Give the material once more, word for word, without any images.

[Plotting code records]
--- START ---

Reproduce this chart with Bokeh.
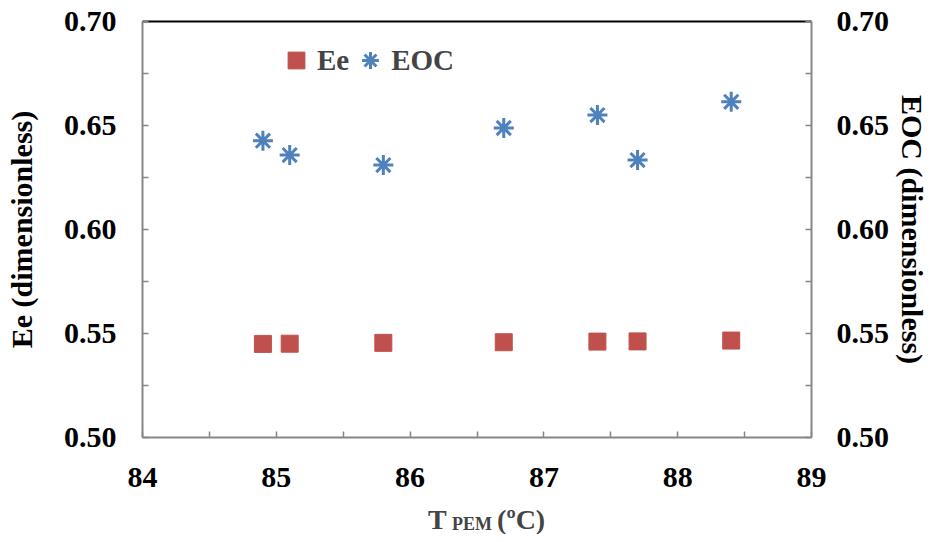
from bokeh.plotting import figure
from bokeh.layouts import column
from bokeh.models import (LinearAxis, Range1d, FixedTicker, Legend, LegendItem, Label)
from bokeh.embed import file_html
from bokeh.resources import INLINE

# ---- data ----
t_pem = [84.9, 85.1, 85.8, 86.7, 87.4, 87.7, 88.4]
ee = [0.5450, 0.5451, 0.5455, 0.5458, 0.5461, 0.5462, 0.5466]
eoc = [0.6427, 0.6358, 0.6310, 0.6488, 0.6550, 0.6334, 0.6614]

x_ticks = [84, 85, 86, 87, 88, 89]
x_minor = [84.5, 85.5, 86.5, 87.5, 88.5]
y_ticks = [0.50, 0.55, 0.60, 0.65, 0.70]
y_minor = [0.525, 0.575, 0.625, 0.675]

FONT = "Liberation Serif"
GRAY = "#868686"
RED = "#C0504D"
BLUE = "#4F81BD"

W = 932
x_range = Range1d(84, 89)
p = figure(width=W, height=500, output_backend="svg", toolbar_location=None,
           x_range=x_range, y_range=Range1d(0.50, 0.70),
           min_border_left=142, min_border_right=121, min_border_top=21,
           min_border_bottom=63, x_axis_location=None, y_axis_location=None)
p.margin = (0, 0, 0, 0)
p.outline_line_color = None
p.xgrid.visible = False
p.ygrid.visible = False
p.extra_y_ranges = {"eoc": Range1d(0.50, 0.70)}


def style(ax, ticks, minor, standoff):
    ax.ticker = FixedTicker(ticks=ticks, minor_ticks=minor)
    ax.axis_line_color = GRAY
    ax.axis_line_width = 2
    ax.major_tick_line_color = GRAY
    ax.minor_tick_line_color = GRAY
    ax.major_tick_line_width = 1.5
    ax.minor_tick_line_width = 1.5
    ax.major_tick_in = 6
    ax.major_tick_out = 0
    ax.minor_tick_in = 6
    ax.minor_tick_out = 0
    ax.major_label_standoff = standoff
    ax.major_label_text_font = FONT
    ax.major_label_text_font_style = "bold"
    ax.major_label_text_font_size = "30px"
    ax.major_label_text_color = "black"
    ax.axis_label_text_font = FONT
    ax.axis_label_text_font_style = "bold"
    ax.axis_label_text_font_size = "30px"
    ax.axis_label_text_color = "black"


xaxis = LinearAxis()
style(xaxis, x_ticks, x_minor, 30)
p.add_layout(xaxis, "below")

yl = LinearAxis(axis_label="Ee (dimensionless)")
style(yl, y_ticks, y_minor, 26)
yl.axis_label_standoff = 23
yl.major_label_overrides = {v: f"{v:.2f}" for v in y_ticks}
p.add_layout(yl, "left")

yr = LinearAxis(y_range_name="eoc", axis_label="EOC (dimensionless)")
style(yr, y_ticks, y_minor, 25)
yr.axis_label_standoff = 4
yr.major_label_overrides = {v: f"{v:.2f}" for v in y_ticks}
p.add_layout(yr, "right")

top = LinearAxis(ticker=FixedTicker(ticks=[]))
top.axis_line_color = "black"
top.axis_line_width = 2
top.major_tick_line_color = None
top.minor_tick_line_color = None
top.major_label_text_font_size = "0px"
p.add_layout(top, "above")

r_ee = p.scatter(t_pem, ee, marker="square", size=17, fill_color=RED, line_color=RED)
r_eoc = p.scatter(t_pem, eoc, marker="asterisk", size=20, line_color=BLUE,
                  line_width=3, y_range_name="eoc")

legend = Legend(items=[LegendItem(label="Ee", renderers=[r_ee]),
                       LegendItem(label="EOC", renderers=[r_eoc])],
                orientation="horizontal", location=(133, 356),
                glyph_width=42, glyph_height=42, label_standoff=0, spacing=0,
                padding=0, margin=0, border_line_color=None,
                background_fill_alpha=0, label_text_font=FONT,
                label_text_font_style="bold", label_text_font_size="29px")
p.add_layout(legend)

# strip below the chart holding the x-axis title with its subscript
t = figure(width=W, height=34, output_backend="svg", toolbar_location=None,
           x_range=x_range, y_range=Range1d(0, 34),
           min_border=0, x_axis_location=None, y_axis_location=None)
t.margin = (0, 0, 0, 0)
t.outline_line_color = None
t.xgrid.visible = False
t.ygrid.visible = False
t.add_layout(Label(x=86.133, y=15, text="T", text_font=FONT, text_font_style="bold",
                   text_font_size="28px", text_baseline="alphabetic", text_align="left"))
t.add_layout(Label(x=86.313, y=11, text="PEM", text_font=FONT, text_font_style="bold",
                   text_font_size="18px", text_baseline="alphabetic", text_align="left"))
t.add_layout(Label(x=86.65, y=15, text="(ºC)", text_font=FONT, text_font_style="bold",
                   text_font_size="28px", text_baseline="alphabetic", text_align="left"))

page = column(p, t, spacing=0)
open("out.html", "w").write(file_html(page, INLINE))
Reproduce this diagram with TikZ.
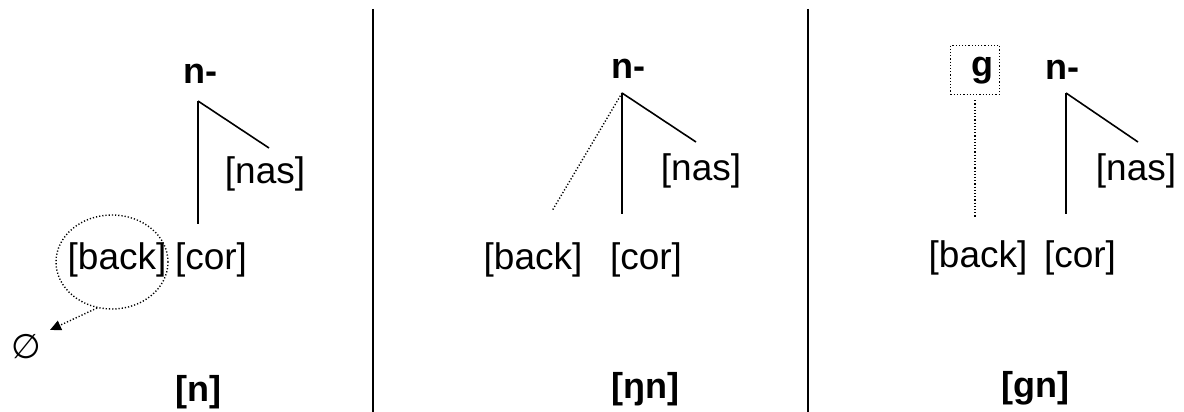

--- END ---

Answer below ->
Reproduce this chart with Bokeh.
from bokeh.plotting import figure
from bokeh.layouts import column
from bokeh.models import (LinearAxis, Range1d, FixedTicker, Legend, LegendItem, Label)
from bokeh.embed import file_html
from bokeh.resources import INLINE

# ---- data ----
t_pem = [84.9, 85.1, 85.8, 86.7, 87.4, 87.7, 88.4]
ee = [0.5450, 0.5451, 0.5455, 0.5458, 0.5461, 0.5462, 0.5466]
eoc = [0.6427, 0.6358, 0.6310, 0.6488, 0.6550, 0.6334, 0.6614]

x_ticks = [84, 85, 86, 87, 88, 89]
x_minor = [84.5, 85.5, 86.5, 87.5, 88.5]
y_ticks = [0.50, 0.55, 0.60, 0.65, 0.70]
y_minor = [0.525, 0.575, 0.625, 0.675]

FONT = "Liberation Serif"
GRAY = "#868686"
RED = "#C0504D"
BLUE = "#4F81BD"

W = 932
x_range = Range1d(84, 89)
p = figure(width=W, height=500, output_backend="svg", toolbar_location=None,
           x_range=x_range, y_range=Range1d(0.50, 0.70),
           min_border_left=142, min_border_right=121, min_border_top=21,
           min_border_bottom=63, x_axis_location=None, y_axis_location=None)
p.margin = (0, 0, 0, 0)
p.outline_line_color = None
p.xgrid.visible = False
p.ygrid.visible = False
p.extra_y_ranges = {"eoc": Range1d(0.50, 0.70)}


def style(ax, ticks, minor, standoff):
    ax.ticker = FixedTicker(ticks=ticks, minor_ticks=minor)
    ax.axis_line_color = GRAY
    ax.axis_line_width = 2
    ax.major_tick_line_color = GRAY
    ax.minor_tick_line_color = GRAY
    ax.major_tick_line_width = 1.5
    ax.minor_tick_line_width = 1.5
    ax.major_tick_in = 6
    ax.major_tick_out = 0
    ax.minor_tick_in = 6
    ax.minor_tick_out = 0
    ax.major_label_standoff = standoff
    ax.major_label_text_font = FONT
    ax.major_label_text_font_style = "bold"
    ax.major_label_text_font_size = "30px"
    ax.major_label_text_color = "black"
    ax.axis_label_text_font = FONT
    ax.axis_label_text_font_style = "bold"
    ax.axis_label_text_font_size = "30px"
    ax.axis_label_text_color = "black"


xaxis = LinearAxis()
style(xaxis, x_ticks, x_minor, 30)
p.add_layout(xaxis, "below")

yl = LinearAxis(axis_label="Ee (dimensionless)")
style(yl, y_ticks, y_minor, 26)
yl.axis_label_standoff = 23
yl.major_label_overrides = {v: f"{v:.2f}" for v in y_ticks}
p.add_layout(yl, "left")

yr = LinearAxis(y_range_name="eoc", axis_label="EOC (dimensionless)")
style(yr, y_ticks, y_minor, 25)
yr.axis_label_standoff = 4
yr.major_label_overrides = {v: f"{v:.2f}" for v in y_ticks}
p.add_layout(yr, "right")

top = LinearAxis(ticker=FixedTicker(ticks=[]))
top.axis_line_color = "black"
top.axis_line_width = 2
top.major_tick_line_color = None
top.minor_tick_line_color = None
top.major_label_text_font_size = "0px"
p.add_layout(top, "above")

r_ee = p.scatter(t_pem, ee, marker="square", size=17, fill_color=RED, line_color=RED)
r_eoc = p.scatter(t_pem, eoc, marker="asterisk", size=20, line_color=BLUE,
                  line_width=3, y_range_name="eoc")

legend = Legend(items=[LegendItem(label="Ee", renderers=[r_ee]),
                       LegendItem(label="EOC", renderers=[r_eoc])],
                orientation="horizontal", location=(133, 356),
                glyph_width=42, glyph_height=42, label_standoff=0, spacing=0,
                padding=0, margin=0, border_line_color=None,
                background_fill_alpha=0, label_text_font=FONT,
                label_text_font_style="bold", label_text_font_size="29px")
p.add_layout(legend)

# strip below the chart holding the x-axis title with its subscript
t = figure(width=W, height=34, output_backend="svg", toolbar_location=None,
           x_range=x_range, y_range=Range1d(0, 34),
           min_border=0, x_axis_location=None, y_axis_location=None)
t.margin = (0, 0, 0, 0)
t.outline_line_color = None
t.xgrid.visible = False
t.ygrid.visible = False
t.add_layout(Label(x=86.133, y=15, text="T", text_font=FONT, text_font_style="bold",
                   text_font_size="28px", text_baseline="alphabetic", text_align="left"))
t.add_layout(Label(x=86.313, y=11, text="PEM", text_font=FONT, text_font_style="bold",
                   text_font_size="18px", text_baseline="alphabetic", text_align="left"))
t.add_layout(Label(x=86.65, y=15, text="(ºC)", text_font=FONT, text_font_style="bold",
                   text_font_size="28px", text_baseline="alphabetic", text_align="left"))

page = column(p, t, spacing=0)
open("out.html", "w").write(file_html(page, INLINE))
Reproduce this diagram with TikZ.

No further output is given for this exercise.